■ **DATASET RECORDS**:

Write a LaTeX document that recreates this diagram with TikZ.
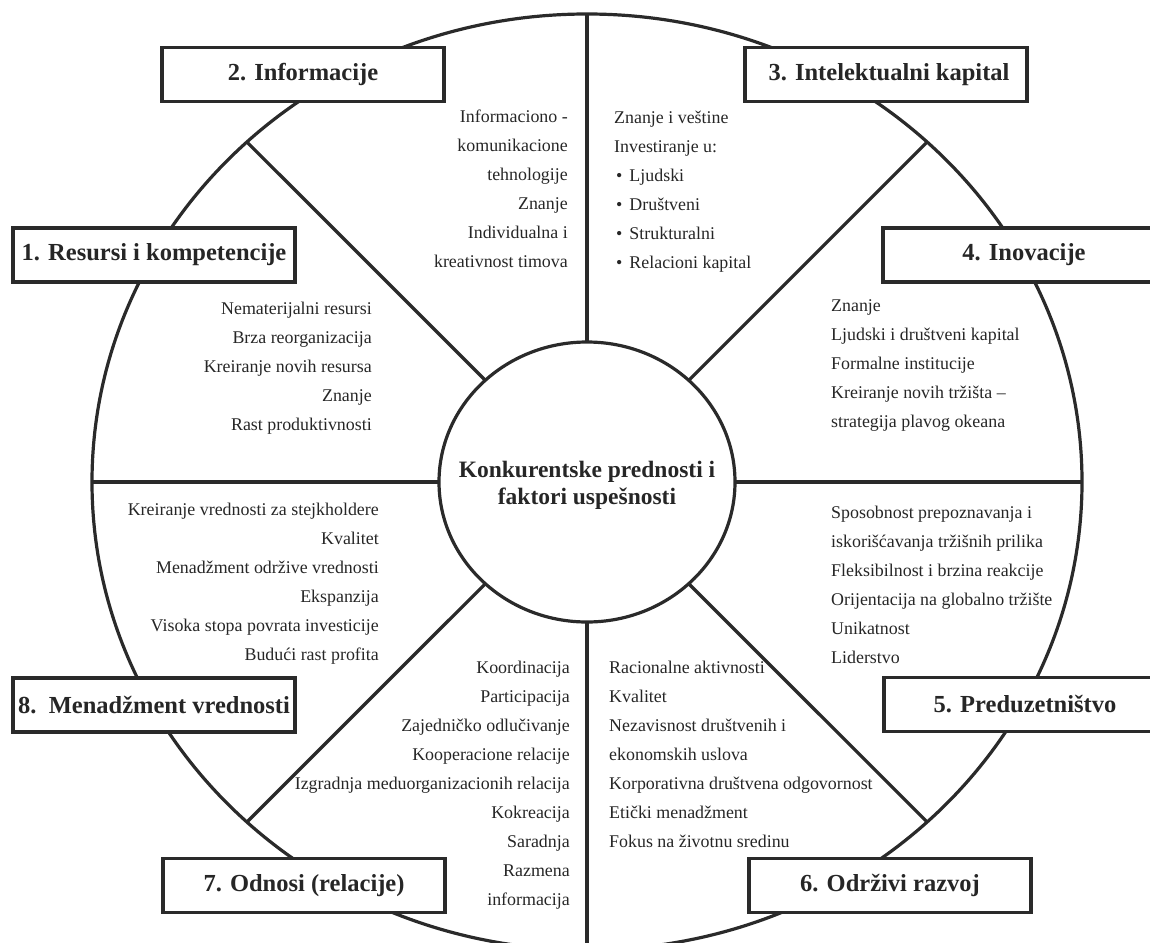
\documentclass[tikz,border=0pt]{standalone}
\usepackage{fontspec}
\setmainfont{Liberation Serif}
\usetikzlibrary{shapes.geometric}
\definecolor{ink}{HTML}{262626}
\definecolor{rimcol}{HTML}{2A2A2A}
\newcommand{\listbullet}{\hspace{2pt}•\hspace{7pt}}

\begin{document}
\begin{tikzpicture}[x=1pt,y=-1pt,
  rim/.style={draw=rimcol, line width=3.2pt, ellipse, inner sep=0pt, outer sep=0pt},
  spoke/.style={draw=rimcol, line width=3.2pt},
  titlebox/.style={draw=rimcol, line width=3.4pt, fill=white, minimum width=282pt,
    minimum height=54pt, inner sep=0pt, text=ink,
    font=\fontsize{24.5}{28}\selectfont\bfseries},
  % multi-line lists are placed by the baseline of their last line
  listr/.style={align=right, anchor=base east, inner sep=0pt, text=ink,
    font=\fontsize{17.9}{29}\selectfont},
  listl/.style={align=left, anchor=base west, inner sep=0pt, text=ink,
    font=\fontsize{17.9}{29}\selectfont},
  hub/.style={align=center, inner sep=0pt, text=ink,
    font=\fontsize{23.5}{27}\selectfont\bfseries}
]
\useasboundingbox (0,0) rectangle (1150,942);

% wheel: outer rim and hub
\node[rim, minimum width=990pt, minimum height=936pt] (outer) at (587,482) {};
\node[rim, minimum width=296pt, minimum height=280pt] (inner) at (587,482) {};

% eight spokes dividing the wheel
\foreach \a in {0,45,90,135,180,225,270,315}
  \draw[spoke] (inner.\a) -- (outer.\a);

\node[hub] (hubtext) at (587,485) {Konkurentske prednosti i\\faktori uspešnosti};

% factor lists, one per sector
\node[listr] (l2) at (568,267) {Informaciono -\\komunikacione\\tehnologije\\Znanje\\Individualna i\\kreativnost timova};
\node[listl] (l3) at (614,268) {Znanje i veštine\\Investiranje u:\\\listbullet Ljudski\\\listbullet Društveni\\\listbullet Strukturalni\\\listbullet Relacioni kapital};
\node[listr] (l1) at (372,430) {Nematerijalni resursi\\Brza reorganizacija\\Kreiranje novih resursa\\Znanje\\Rast produktivnosti};
\node[listl] (l4) at (831,427) {Znanje\\Ljudski i društveni kapital\\Formalne institucije\\Kreiranje novih tržišta –\\strategija plavog okeana};
\node[listr] (l8) at (379,660) {Kreiranje vrednosti za stejkholdere\\Kvalitet\\Menadžment održive vrednosti\\Ekspanzija\\Visoka stopa povrata investicije\\Budući rast profita};
\node[listl] (l5) at (831,663) {Sposobnost prepoznavanja i\\iskorišćavanja tržišnih prilika\\Fleksibilnost i brzina reakcije\\Orijentacija na globalno tržište\\Unikatnost\\Liderstvo};
\node[listr] (l7) at (570,905) {Koordinacija\\Participacija\\Zajedničko odlučivanje\\Kooperacione relacije\\Izgradnja meduorganizacionih relacija\\Kokreacija\\Saradnja\\Razmena\\informacija};
\node[listl] (l6) at (609,847) {Racionalne aktivnosti\\Kvalitet\\Nezavisnost društvenih i\\ekonomskih uslova\\Korporativna društvena odgovornost\\Etički menadžment\\Fokus na životnu sredinu};

% factor titles
\node[titlebox] (b1) at (154,255) {1. Resursi i kompetencije};
\node[titlebox] (b2) at (303,74.5) {2. Informacije};
\node[titlebox] (b3) at (886,74.5) {\hspace{6pt}3. Intelektualni kapital};
\node[titlebox] (b4) at (1024,255) {4. Inovacije};
\node[titlebox] (b5) at (1025,704.5) {5. Preduzetništvo};
\node[titlebox] (b6) at (890,885.5) {6. Održivi razvoj};
\node[titlebox] (b7) at (304,885.5) {7. Odnosi (relacije)};
\node[titlebox] (b8) at (154,705) {8.\ \ Menadžment vrednosti};
\end{tikzpicture}
\end{document}
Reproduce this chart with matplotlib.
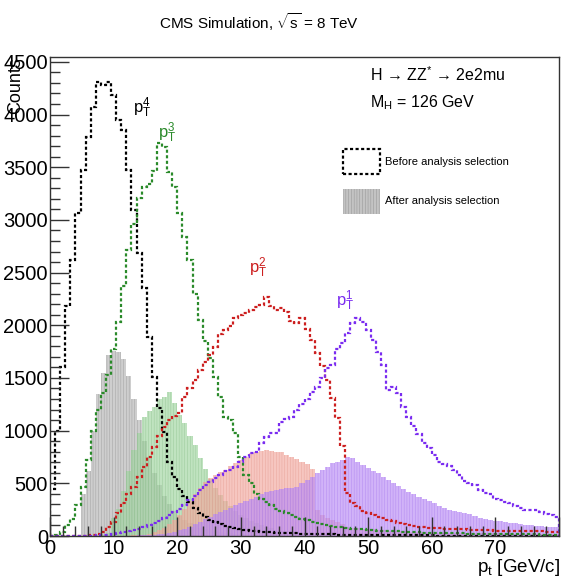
import numpy as np
import matplotlib
matplotlib.use('Agg')
import matplotlib.pyplot as plt
from matplotlib.ticker import MultipleLocator, FuncFormatter
from matplotlib.patches import Patch

plt.rcParams['font.family'] = ['Liberation Sans', 'DejaVu Sans']
plt.rcParams['mathtext.fontset'] = 'custom'
plt.rcParams['mathtext.rm'] = 'Liberation Sans'
plt.rcParams['mathtext.it'] = 'Liberation Sans:italic'
plt.rcParams['mathtext.bf'] = 'Liberation Sans:bold'
plt.rcParams['hatch.linewidth'] = 0.35

# ---------------- data (100 bins of 0.8 GeV, 0..80 GeV) ----------------
bin_edges = np.linspace(0, 80, 101)

pt4_before = [
    450, 1000, 1600, 2180, 2620, 3065, 3470, 3790, 4070, 4310,
    4280, 4310, 4190, 3950, 3850, 3470, 3090, 2690, 2350, 1890,
    1510, 1215, 990, 700, 560, 450, 380, 320, 270, 220,
    180, 150, 130, 110, 95, 85, 75, 65, 58, 50,
    45, 42, 38, 35, 32, 30, 28, 26, 24, 22,
    20, 19, 18, 17, 16, 15, 14, 13, 12, 11,
    10, 10, 9, 9, 8, 8, 7, 7, 7, 6,
    6, 6, 5, 5, 5, 5, 4, 4, 4, 4,
    4, 4, 3, 3, 3, 3, 3, 3, 3, 2,
    2, 2, 2, 2, 2, 2, 2, 2, 2, 2]

pt3_before = [
    0, 5, 40, 100, 160, 290, 465, 720, 1000, 1200,
    1360, 1530, 1770, 2030, 2370, 2710, 2960, 3210, 3310, 3340,
    3460, 3730, 3690, 3450, 3310, 3065, 2840, 2620, 2300, 2050,
    1850, 1690, 1510, 1320, 1130, 1100, 980, 750, 580, 500,
    400, 350, 320, 290, 260, 240, 220, 200, 180, 160,
    150, 130, 120, 110, 100, 95, 90, 85, 80, 70,
    65, 62, 58, 55, 52, 50, 48, 45, 43, 41,
    39, 37, 35, 33, 32, 30, 29, 28, 27, 26,
    25, 24, 23, 22, 21, 20, 20, 19, 18, 18,
    17, 17, 16, 16, 15, 15, 14, 14, 13, 13]

pt2_before = [
    0, 0, 0, 0, 0, 0, 0, 5, 10, 20,
    40, 85, 133, 220, 313, 400, 465, 560, 655, 750,
    845, 950, 1030, 1100, 1140, 1167, 1320, 1400, 1480, 1575,
    1650, 1720, 1795, 1920, 1955, 1990, 2070, 2100, 2115, 2145,
    2175, 2190, 2270, 2180, 2145, 2160, 2130, 2040, 2020, 2070,
    1960, 1860, 1735, 1610, 1480, 1310, 1120, 850, 410, 313,
    280, 240, 220, 200, 185, 170, 155, 140, 125, 115,
    105, 95, 88, 82, 78, 75, 72, 70, 68, 66,
    64, 62, 60, 58, 56, 55, 54, 52, 51, 50,
    49, 48, 47, 46, 45, 44, 43, 42, 41, 40]

pt1_before = [
    0, 0, 0, 0, 0, 0, 0, 0, 3, 5,
    8, 11, 15, 25, 35, 45, 57, 70, 85, 100,
    120, 145, 170, 200, 225, 260, 290, 340, 380, 436,
    480, 510, 550, 580, 620, 630, 655, 700, 750, 790,
    800, 880, 940, 977, 977, 1080, 1110, 1130, 1200, 1250,
    1300, 1370, 1415, 1500, 1590, 1620, 1770, 1830, 1925, 2020,
    2070, 2030, 1955, 1860, 1750, 1620, 1390, 1410, 1360, 1220,
    1130, 1040, 965, 880, 835, 770, 700, 680, 660, 625,
    580, 520, 500, 485, 440, 410, 400, 350, 340, 325,
    310, 280, 270, 250, 250, 245, 230, 210, 200, 185]

pt4_after = [
    0, 0, 0, 0, 0, 0, 400, 620, 1000, 1350,
    1550, 1720, 1760, 1750, 1680, 1520, 1300, 1100, 900, 750,
    600, 480, 380, 300, 240, 190, 150, 120, 100, 80,
    65, 55, 45, 38, 32, 27, 23, 20, 18, 16,
    14, 12, 11, 10, 9, 8, 7, 6, 6, 5,
    5, 4, 4, 3, 3, 3, 2, 2, 2, 2,
    2, 2, 1, 1, 1, 1, 1, 1, 1, 1,
    1, 1, 1, 1, 0, 0, 0, 0, 0, 0,
    0, 0, 0, 0, 0, 0, 0, 0, 0, 0,
    0, 0, 0, 0, 0, 0, 0, 0, 0, 0]

pt3_after = [
    0, 0, 0, 0, 0, 0, 0, 0, 0, 0,
    10, 30, 170, 260, 430, 620, 820, 980, 1130, 1190,
    1220, 1300, 1320, 1365, 1260, 1150, 1070, 950, 860, 740,
    640, 540, 460, 390, 330, 280, 240, 200, 170, 145,
    120, 100, 85, 72, 60, 52, 45, 40, 35, 30,
    27, 24, 21, 19, 17, 15, 13, 12, 11, 10,
    9, 9, 8, 8, 7, 7, 6, 6, 6, 5,
    5, 5, 5, 4, 4, 4, 4, 4, 3, 3,
    3, 3, 3, 3, 3, 3, 2, 2, 2, 2,
    2, 2, 2, 2, 2, 2, 2, 2, 2, 2]

pt2_after = [
    0, 0, 0, 0, 0, 0, 0, 0, 0, 0,
    0, 0, 0, 0, 0, 3, 5, 8, 10, 20,
    35, 55, 80, 110, 150, 200, 260, 330, 400, 460,
    510, 550, 580, 610, 630, 660, 690, 720, 750, 790,
    800, 810, 816, 810, 800, 795, 770, 750, 730, 700,
    680, 640, 250, 200, 170, 150, 130, 110, 90, 80,
    75, 70, 66, 62, 58, 55, 52, 49, 46, 44,
    42, 40, 38, 36, 35, 34, 33, 32, 31, 30,
    29, 28, 27, 26, 26, 25, 25, 24, 24, 23,
    23, 22, 22, 21, 21, 21, 20, 20, 20, 20]

pt1_after = [
    0, 0, 0, 0, 0, 0, 0, 0, 0, 0,
    0, 0, 0, 0, 0, 0, 3, 5, 8, 10,
    13, 16, 20, 30, 40, 55, 70, 85, 110, 130,
    160, 185, 210, 230, 250, 270, 290, 310, 330, 350,
    370, 395, 415, 430, 440, 450, 455, 460, 465, 500,
    530, 560, 600, 630, 655, 690, 705, 720, 750, 740,
    700, 670, 650, 620, 600, 560, 530, 500, 470, 450,
    420, 395, 370, 350, 330, 310, 280, 265, 250, 240,
    230, 218, 205, 190, 175, 165, 152, 145, 140, 130,
    125, 120, 110, 105, 100, 95, 92, 90, 88, 85]

labels_tex = [r'$\mathrm{p}_{\mathrm{T}}^{4}$', r'$\mathrm{p}_{\mathrm{T}}^{3}$',
              r'$\mathrm{p}_{\mathrm{T}}^{2}$', r'$\mathrm{p}_{\mathrm{T}}^{1}$']
label_pos = [(13.1, 4060), (17.0, 3830), (31.2, 2550), (45.0, 2230)]

line_colors = ['#000000', '#2a8a2a', '#cc1f1f', '#7a2cf0']
fill_face = ['#b4b4b4', '#9fd49f', '#f2a89e', '#b98af5']
fill_hatch = ['#8a8a8a', '#85bd85', '#e09488', '#a274ec']

# ---------------- figure ----------------
W, H = 568, 583
fig = plt.figure(figsize=(W / 100, H / 100), dpi=100)
ax = fig.add_axes([50 / W, 1 - 536 / H, (559 - 50) / W, (536 - 57) / H])

afters = [pt4_after, pt3_after, pt2_after, pt1_after]
befores = [pt4_before, pt3_before, pt2_before, pt1_before]

for vals, fc, hc in zip(afters, fill_face, fill_hatch):
    ax.stairs(vals, bin_edges, fill=True, facecolor=fc, edgecolor=hc,
              hatch='||||||', linewidth=0, alpha=0.65)

for vals, c in zip(befores, line_colors):
    ax.stairs(vals, bin_edges, color=c, linewidth=1.6,
              linestyle=(0, (1.4, 1.1)))

for t, (x, y), c in zip(labels_tex, label_pos, line_colors):
    ax.text(x, y, t, color=c, fontsize=12, ha='left', va='center')

ax.set_xlim(0, 80)
ax.set_ylim(0, 4546)
ax.xaxis.set_major_locator(MultipleLocator(10))
ax.xaxis.set_minor_locator(MultipleLocator(2))
ax.xaxis.set_major_formatter(FuncFormatter(lambda v, p: '' if v >= 79 else f'{v:.0f}'))
ax.yaxis.set_major_locator(MultipleLocator(500))
ax.yaxis.set_minor_locator(MultipleLocator(100))
ax.tick_params(which='major', direction='in', length=14, width=1,
               labelsize=14.5, color='#333333')
ax.tick_params(which='minor', direction='in', length=7, width=1,
               color='#333333')
ax.tick_params(axis='y', pad=1.5)
ax.tick_params(axis='x', pad=2)
for s in ax.spines.values():
    s.set_linewidth(1)
    s.set_color('#333333')

# ---------------- texts ----------------
fig.text(259 / W, 1 - 22 / H, r'CMS Simulation, $\sqrt{\mathrm{s}}$ = 8 TeV',
         ha='center', va='center', fontsize=11)
fig.text(16 / W, 1 - 57 / H, 'Counts', rotation=90, ha='center', va='top',
         fontsize=13)
fig.text(560 / W, 1 - 568 / H, r'p$_{\mathrm{t}}$ [GeV/c]', ha='right',
         va='center', fontsize=13.5)
fig.text(370 / W, 1 - 75 / H, 'H \u2192 ZZ$^{*}$ \u2192 2e2mu',
         ha='left', va='center', fontsize=11.5)
fig.text(370 / W, 1 - 103 / H, r'M$_{\mathrm{H}}$ = 126 GeV',
         ha='left', va='center', fontsize=11.5)

handles = [
    Patch(facecolor='none', edgecolor='black', linestyle=(0, (1.4, 1.1)),
          linewidth=1.6),
    Patch(facecolor=fill_face[0], edgecolor=fill_hatch[0], hatch='||||||',
          linewidth=0, alpha=0.8),
]
fig.legend(handles, ['Before analysis selection', 'After analysis selection'],
           loc='upper left', bbox_to_anchor=(343 / W, 1 - 149 / H),
           frameon=False, fontsize=8, handlelength=3.3, handleheight=3.1,
           handletextpad=0.45, labelspacing=1.3, borderpad=0,
           borderaxespad=0)

fig.savefig('out.png', dpi=100)
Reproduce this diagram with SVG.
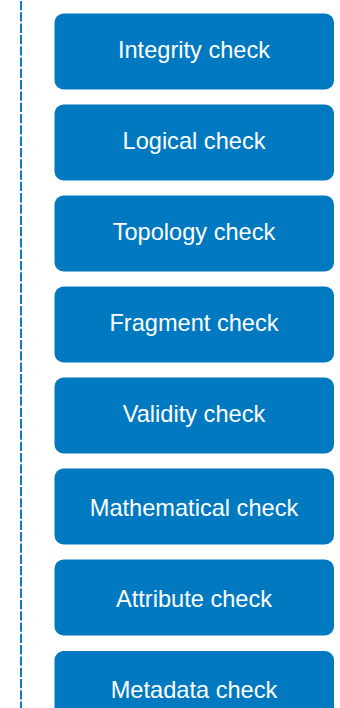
<svg xmlns="http://www.w3.org/2000/svg" width="340" height="708" viewBox="0 0 340 708">
<style>
.box{fill:#0079C1;}
.lbl{fill:#ffffff;font-family:"Liberation Sans",Arial,sans-serif;font-size:23.6px;text-anchor:middle;}
.conn{stroke:#0A7DC6;stroke-width:2;stroke-dasharray:9.3 2;fill:none;}
</style>
<rect width="340" height="708" fill="#ffffff"/>
<g id="connectors">
<line class="conn" x1="21" y1="1" x2="21" y2="708"/>
</g>
<g id="n1"><rect class="box" x="54.5" y="13.5" width="279.5" height="76" rx="9"/><text class="lbl" x="194" y="57.5">Integrity check</text></g>
<g id="n2"><rect class="box" x="54.5" y="104.5" width="279.5" height="76" rx="9"/><text class="lbl" x="194" y="148.5">Logical check</text></g>
<g id="n3"><rect class="box" x="54.5" y="195.5" width="279.5" height="76" rx="9"/><text class="lbl" x="194" y="239.5">Topology check</text></g>
<g id="n4"><rect class="box" x="54.5" y="286.5" width="279.5" height="76" rx="9"/><text class="lbl" x="194" y="330.5">Fragment check</text></g>
<g id="n5"><rect class="box" x="54.5" y="377.5" width="279.5" height="76" rx="9"/><text class="lbl" x="194" y="421.5">Validity check</text></g>
<g id="n6"><rect class="box" x="54.5" y="468.5" width="279.5" height="76" rx="9"/><text class="lbl" x="194" y="515.5">Mathematical check</text></g>
<g id="n7"><rect class="box" x="54.5" y="559.5" width="279.5" height="76" rx="9"/><text class="lbl" x="194" y="606.5">Attribute check</text></g>
<g id="n8"><rect class="box" x="54.5" y="651" width="279.5" height="76" rx="9"/><text class="lbl" x="194" y="697.5">Metadata check</text></g>
</svg>
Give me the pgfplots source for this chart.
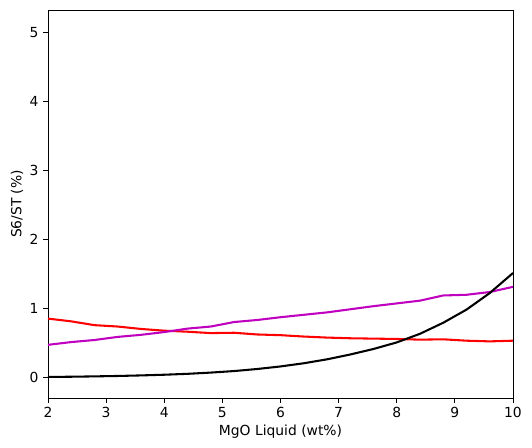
\documentclass[border=0pt]{standalone}
\usepackage{pgfplots}
\pgfplotsset{compat=1.18}
\usepackage{fontspec}
\setmainfont{DejaVu Sans}
\definecolor{mplred}{rgb}{1,0,0}
\definecolor{mplmag}{rgb}{0.75,0,0.75}
\begin{document}
\begin{tikzpicture}[x=1pt,y=1pt]
\begin{axis}[
  scale only axis,
  width=348.75pt, height=291pt,
  at={(0,0)}, anchor=south west,
  xmin=2, xmax=10, ymin=-0.30, ymax=5.32,
  xtick={2,3,...,10}, ytick={0,1,...,5},
  tick align=outside, tick pos=left,
  major tick length=3.6pt,
  tick style={black, line width=0.6pt},
  axis line style={line width=0.6pt},
  /pgf/number format/assume math mode=true,
  tick label style={font=\fontsize{10.4}{12.5}\selectfont},
  label style={font=\fontsize{10.4}{12.5}\selectfont},
  xlabel={MgO Liquid (wt\%)},
  ylabel={S6/ST (\%)},
  xlabel style={yshift=2pt},
  ylabel style={yshift=-2pt},
  every axis plot/.append style={line width=1.55pt, no marks},
]
% sulfate fraction, red run
\addplot[mplred] coordinates {
(2.0,0.85) (2.4,0.81) (2.8,0.755) (3.2,0.735) (3.6,0.70) (4.0,0.675)
(4.4,0.66) (4.8,0.64) (5.2,0.645) (5.6,0.62) (6.0,0.61) (6.4,0.59)
(6.8,0.575) (7.2,0.565) (7.6,0.56) (8.0,0.555) (8.4,0.545) (8.8,0.55)
(9.2,0.53) (9.6,0.52) (10.0,0.53)};
% magenta run
\addplot[mplmag] coordinates {
(2.0,0.47) (2.4,0.51) (2.8,0.54) (3.2,0.585) (3.6,0.615) (4.0,0.655)
(4.4,0.705) (4.8,0.735) (5.2,0.80) (5.6,0.83) (6.0,0.87) (6.4,0.905)
(6.8,0.94) (7.2,0.985) (7.6,1.03) (8.0,1.07) (8.4,1.11) (8.8,1.185)
(9.2,1.195) (9.6,1.235) (10.0,1.31)};
% black run
\addplot[black] coordinates {
(2.0,0.005) (2.4,0.008) (2.8,0.013) (3.2,0.019) (3.6,0.027) (4.0,0.037)
(4.4,0.050) (4.8,0.068) (5.2,0.090) (5.6,0.120) (6.0,0.157) (6.4,0.203)
(6.8,0.260) (7.2,0.330) (7.6,0.410) (8.0,0.505) (8.4,0.630) (8.8,0.790)
(9.2,0.980) (9.6,1.220) (10.0,1.510)};
\end{axis}
\path[use as bounding box] (-36pt,-37.5pt) rectangle (363pt,298.5pt);
\end{tikzpicture}
\end{document}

■ **GOAL**: Filter the records above for "diagram" and copy every matching line.

■ **THE SOLUTION**:
Write a LaTeX document that recreates this diagram with TikZ.
Reproduce this diagram with SVG.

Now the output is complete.